#### DIRECTIONS FOR THIS TASK
Reproduce each line exactly.

#### RECORDED INFORMATION
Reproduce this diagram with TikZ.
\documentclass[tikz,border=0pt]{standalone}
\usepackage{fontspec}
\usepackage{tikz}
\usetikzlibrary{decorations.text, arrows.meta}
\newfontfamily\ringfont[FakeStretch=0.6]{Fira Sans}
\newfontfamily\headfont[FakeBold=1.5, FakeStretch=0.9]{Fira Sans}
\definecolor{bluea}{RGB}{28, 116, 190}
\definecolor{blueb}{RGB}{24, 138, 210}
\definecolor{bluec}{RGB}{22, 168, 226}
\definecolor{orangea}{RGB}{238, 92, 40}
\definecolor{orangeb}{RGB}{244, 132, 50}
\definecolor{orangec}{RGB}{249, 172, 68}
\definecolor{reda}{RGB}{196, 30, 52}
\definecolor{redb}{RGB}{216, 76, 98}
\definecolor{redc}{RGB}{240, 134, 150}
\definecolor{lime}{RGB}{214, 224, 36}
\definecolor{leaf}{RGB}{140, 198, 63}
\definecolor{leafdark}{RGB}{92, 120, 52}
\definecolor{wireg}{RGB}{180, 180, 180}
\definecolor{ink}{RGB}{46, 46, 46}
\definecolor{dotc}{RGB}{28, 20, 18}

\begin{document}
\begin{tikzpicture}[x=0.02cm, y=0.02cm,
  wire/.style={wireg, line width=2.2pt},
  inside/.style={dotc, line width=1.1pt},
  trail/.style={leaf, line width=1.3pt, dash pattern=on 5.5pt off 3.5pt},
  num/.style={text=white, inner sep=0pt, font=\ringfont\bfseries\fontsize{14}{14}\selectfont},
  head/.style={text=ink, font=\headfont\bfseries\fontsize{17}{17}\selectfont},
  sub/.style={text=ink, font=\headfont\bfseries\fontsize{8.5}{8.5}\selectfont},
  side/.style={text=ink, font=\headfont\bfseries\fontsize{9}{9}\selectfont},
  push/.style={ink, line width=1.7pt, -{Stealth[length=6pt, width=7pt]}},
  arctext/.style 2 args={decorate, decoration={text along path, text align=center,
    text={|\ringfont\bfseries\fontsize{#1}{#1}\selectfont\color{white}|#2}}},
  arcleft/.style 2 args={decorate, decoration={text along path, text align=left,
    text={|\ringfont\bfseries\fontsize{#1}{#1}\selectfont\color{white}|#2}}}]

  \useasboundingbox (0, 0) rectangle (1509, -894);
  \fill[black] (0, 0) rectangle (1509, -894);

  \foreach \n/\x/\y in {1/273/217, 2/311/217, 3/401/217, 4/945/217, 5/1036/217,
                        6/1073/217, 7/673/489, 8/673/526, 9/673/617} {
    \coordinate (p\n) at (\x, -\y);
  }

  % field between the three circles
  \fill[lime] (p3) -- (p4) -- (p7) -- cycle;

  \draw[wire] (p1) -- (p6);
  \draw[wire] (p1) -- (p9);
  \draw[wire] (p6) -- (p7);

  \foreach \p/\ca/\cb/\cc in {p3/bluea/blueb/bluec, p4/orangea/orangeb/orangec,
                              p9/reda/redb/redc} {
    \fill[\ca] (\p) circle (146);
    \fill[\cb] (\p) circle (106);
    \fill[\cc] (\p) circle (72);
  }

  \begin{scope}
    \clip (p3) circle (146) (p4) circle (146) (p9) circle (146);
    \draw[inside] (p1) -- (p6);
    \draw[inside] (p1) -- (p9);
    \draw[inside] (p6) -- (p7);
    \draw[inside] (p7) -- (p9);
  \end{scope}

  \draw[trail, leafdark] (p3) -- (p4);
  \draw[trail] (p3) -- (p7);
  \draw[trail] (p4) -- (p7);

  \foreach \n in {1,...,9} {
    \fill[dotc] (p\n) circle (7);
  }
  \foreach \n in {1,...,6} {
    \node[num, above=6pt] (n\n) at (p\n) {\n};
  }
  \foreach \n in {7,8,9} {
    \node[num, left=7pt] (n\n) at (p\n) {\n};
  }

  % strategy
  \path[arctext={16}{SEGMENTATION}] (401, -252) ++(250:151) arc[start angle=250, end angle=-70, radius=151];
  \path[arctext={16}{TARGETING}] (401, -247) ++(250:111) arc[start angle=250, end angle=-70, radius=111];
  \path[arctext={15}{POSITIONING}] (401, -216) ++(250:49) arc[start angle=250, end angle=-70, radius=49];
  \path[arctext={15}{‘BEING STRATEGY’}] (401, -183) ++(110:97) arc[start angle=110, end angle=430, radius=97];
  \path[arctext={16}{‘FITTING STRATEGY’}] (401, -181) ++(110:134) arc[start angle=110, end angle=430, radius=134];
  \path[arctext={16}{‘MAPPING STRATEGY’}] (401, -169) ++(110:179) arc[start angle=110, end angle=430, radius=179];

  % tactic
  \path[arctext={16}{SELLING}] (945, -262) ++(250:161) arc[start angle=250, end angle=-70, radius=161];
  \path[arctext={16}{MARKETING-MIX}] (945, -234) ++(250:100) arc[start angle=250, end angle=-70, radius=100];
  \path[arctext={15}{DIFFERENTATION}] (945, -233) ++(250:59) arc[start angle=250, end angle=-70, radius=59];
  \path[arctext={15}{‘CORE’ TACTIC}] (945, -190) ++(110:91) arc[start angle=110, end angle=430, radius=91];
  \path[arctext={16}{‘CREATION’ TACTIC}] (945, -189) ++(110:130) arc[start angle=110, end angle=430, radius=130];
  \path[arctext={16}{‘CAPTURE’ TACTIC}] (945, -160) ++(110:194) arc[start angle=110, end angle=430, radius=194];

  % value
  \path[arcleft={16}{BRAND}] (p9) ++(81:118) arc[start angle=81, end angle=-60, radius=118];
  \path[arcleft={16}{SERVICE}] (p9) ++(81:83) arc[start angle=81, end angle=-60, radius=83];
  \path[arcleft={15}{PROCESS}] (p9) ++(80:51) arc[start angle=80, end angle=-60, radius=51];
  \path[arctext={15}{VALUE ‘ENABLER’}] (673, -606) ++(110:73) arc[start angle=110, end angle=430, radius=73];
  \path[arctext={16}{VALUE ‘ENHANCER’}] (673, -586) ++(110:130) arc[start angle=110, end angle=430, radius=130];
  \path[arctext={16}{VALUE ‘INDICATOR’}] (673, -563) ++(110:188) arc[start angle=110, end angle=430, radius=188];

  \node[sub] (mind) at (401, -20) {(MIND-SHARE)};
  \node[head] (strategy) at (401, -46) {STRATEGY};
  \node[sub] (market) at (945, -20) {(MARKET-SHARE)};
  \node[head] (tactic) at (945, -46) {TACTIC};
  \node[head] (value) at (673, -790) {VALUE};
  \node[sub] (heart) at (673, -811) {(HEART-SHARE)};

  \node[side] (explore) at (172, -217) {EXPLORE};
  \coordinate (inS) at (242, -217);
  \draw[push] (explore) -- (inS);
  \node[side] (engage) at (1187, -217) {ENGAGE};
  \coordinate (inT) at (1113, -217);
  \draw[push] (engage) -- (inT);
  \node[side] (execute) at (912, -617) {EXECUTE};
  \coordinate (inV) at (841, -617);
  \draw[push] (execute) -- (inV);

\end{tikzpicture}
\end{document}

#### IN RESPONSE
Reproduce this diagram with TikZ.
\documentclass[tikz,border=0pt]{standalone}
\usepackage{fontspec}
\usepackage{tikz}
\usetikzlibrary{decorations.text, arrows.meta}
\newfontfamily\ringfont[FakeStretch=0.6]{Fira Sans}
\newfontfamily\headfont[FakeBold=1.5, FakeStretch=0.9]{Fira Sans}
\definecolor{bluea}{RGB}{28, 116, 190}
\definecolor{blueb}{RGB}{24, 138, 210}
\definecolor{bluec}{RGB}{22, 168, 226}
\definecolor{orangea}{RGB}{238, 92, 40}
\definecolor{orangeb}{RGB}{244, 132, 50}
\definecolor{orangec}{RGB}{249, 172, 68}
\definecolor{reda}{RGB}{196, 30, 52}
\definecolor{redb}{RGB}{216, 76, 98}
\definecolor{redc}{RGB}{240, 134, 150}
\definecolor{lime}{RGB}{214, 224, 36}
\definecolor{leaf}{RGB}{140, 198, 63}
\definecolor{leafdark}{RGB}{92, 120, 52}
\definecolor{wireg}{RGB}{180, 180, 180}
\definecolor{ink}{RGB}{46, 46, 46}
\definecolor{dotc}{RGB}{28, 20, 18}

\begin{document}
\begin{tikzpicture}[x=0.02cm, y=0.02cm,
  wire/.style={wireg, line width=2.2pt},
  inside/.style={dotc, line width=1.1pt},
  trail/.style={leaf, line width=1.3pt, dash pattern=on 5.5pt off 3.5pt},
  num/.style={text=white, inner sep=0pt, font=\ringfont\bfseries\fontsize{14}{14}\selectfont},
  head/.style={text=ink, font=\headfont\bfseries\fontsize{17}{17}\selectfont},
  sub/.style={text=ink, font=\headfont\bfseries\fontsize{8.5}{8.5}\selectfont},
  side/.style={text=ink, font=\headfont\bfseries\fontsize{9}{9}\selectfont},
  push/.style={ink, line width=1.7pt, -{Stealth[length=6pt, width=7pt]}},
  arctext/.style 2 args={decorate, decoration={text along path, text align=center,
    text={|\ringfont\bfseries\fontsize{#1}{#1}\selectfont\color{white}|#2}}},
  arcleft/.style 2 args={decorate, decoration={text along path, text align=left,
    text={|\ringfont\bfseries\fontsize{#1}{#1}\selectfont\color{white}|#2}}}]

  \useasboundingbox (0, 0) rectangle (1509, -894);
  \fill[black] (0, 0) rectangle (1509, -894);

  \foreach \n/\x/\y in {1/273/217, 2/311/217, 3/401/217, 4/945/217, 5/1036/217,
                        6/1073/217, 7/673/489, 8/673/526, 9/673/617} {
    \coordinate (p\n) at (\x, -\y);
  }

  % field between the three circles
  \fill[lime] (p3) -- (p4) -- (p7) -- cycle;

  \draw[wire] (p1) -- (p6);
  \draw[wire] (p1) -- (p9);
  \draw[wire] (p6) -- (p7);

  \foreach \p/\ca/\cb/\cc in {p3/bluea/blueb/bluec, p4/orangea/orangeb/orangec,
                              p9/reda/redb/redc} {
    \fill[\ca] (\p) circle (146);
    \fill[\cb] (\p) circle (106);
    \fill[\cc] (\p) circle (72);
  }

  \begin{scope}
    \clip (p3) circle (146) (p4) circle (146) (p9) circle (146);
    \draw[inside] (p1) -- (p6);
    \draw[inside] (p1) -- (p9);
    \draw[inside] (p6) -- (p7);
    \draw[inside] (p7) -- (p9);
  \end{scope}

  \draw[trail, leafdark] (p3) -- (p4);
  \draw[trail] (p3) -- (p7);
  \draw[trail] (p4) -- (p7);

  \foreach \n in {1,...,9} {
    \fill[dotc] (p\n) circle (7);
  }
  \foreach \n in {1,...,6} {
    \node[num, above=6pt] (n\n) at (p\n) {\n};
  }
  \foreach \n in {7,8,9} {
    \node[num, left=7pt] (n\n) at (p\n) {\n};
  }

  % strategy
  \path[arctext={16}{SEGMENTATION}] (401, -252) ++(250:151) arc[start angle=250, end angle=-70, radius=151];
  \path[arctext={16}{TARGETING}] (401, -247) ++(250:111) arc[start angle=250, end angle=-70, radius=111];
  \path[arctext={15}{POSITIONING}] (401, -216) ++(250:49) arc[start angle=250, end angle=-70, radius=49];
  \path[arctext={15}{‘BEING STRATEGY’}] (401, -183) ++(110:97) arc[start angle=110, end angle=430, radius=97];
  \path[arctext={16}{‘FITTING STRATEGY’}] (401, -181) ++(110:134) arc[start angle=110, end angle=430, radius=134];
  \path[arctext={16}{‘MAPPING STRATEGY’}] (401, -169) ++(110:179) arc[start angle=110, end angle=430, radius=179];

  % tactic
  \path[arctext={16}{SELLING}] (945, -262) ++(250:161) arc[start angle=250, end angle=-70, radius=161];
  \path[arctext={16}{MARKETING-MIX}] (945, -234) ++(250:100) arc[start angle=250, end angle=-70, radius=100];
  \path[arctext={15}{DIFFERENTATION}] (945, -233) ++(250:59) arc[start angle=250, end angle=-70, radius=59];
  \path[arctext={15}{‘CORE’ TACTIC}] (945, -190) ++(110:91) arc[start angle=110, end angle=430, radius=91];
  \path[arctext={16}{‘CREATION’ TACTIC}] (945, -189) ++(110:130) arc[start angle=110, end angle=430, radius=130];
  \path[arctext={16}{‘CAPTURE’ TACTIC}] (945, -160) ++(110:194) arc[start angle=110, end angle=430, radius=194];

  % value
  \path[arcleft={16}{BRAND}] (p9) ++(81:118) arc[start angle=81, end angle=-60, radius=118];
  \path[arcleft={16}{SERVICE}] (p9) ++(81:83) arc[start angle=81, end angle=-60, radius=83];
  \path[arcleft={15}{PROCESS}] (p9) ++(80:51) arc[start angle=80, end angle=-60, radius=51];
  \path[arctext={15}{VALUE ‘ENABLER’}] (673, -606) ++(110:73) arc[start angle=110, end angle=430, radius=73];
  \path[arctext={16}{VALUE ‘ENHANCER’}] (673, -586) ++(110:130) arc[start angle=110, end angle=430, radius=130];
  \path[arctext={16}{VALUE ‘INDICATOR’}] (673, -563) ++(110:188) arc[start angle=110, end angle=430, radius=188];

  \node[sub] (mind) at (401, -20) {(MIND-SHARE)};
  \node[head] (strategy) at (401, -46) {STRATEGY};
  \node[sub] (market) at (945, -20) {(MARKET-SHARE)};
  \node[head] (tactic) at (945, -46) {TACTIC};
  \node[head] (value) at (673, -790) {VALUE};
  \node[sub] (heart) at (673, -811) {(HEART-SHARE)};

  \node[side] (explore) at (172, -217) {EXPLORE};
  \coordinate (inS) at (242, -217);
  \draw[push] (explore) -- (inS);
  \node[side] (engage) at (1187, -217) {ENGAGE};
  \coordinate (inT) at (1113, -217);
  \draw[push] (engage) -- (inT);
  \node[side] (execute) at (912, -617) {EXECUTE};
  \coordinate (inV) at (841, -617);
  \draw[push] (execute) -- (inV);

\end{tikzpicture}
\end{document}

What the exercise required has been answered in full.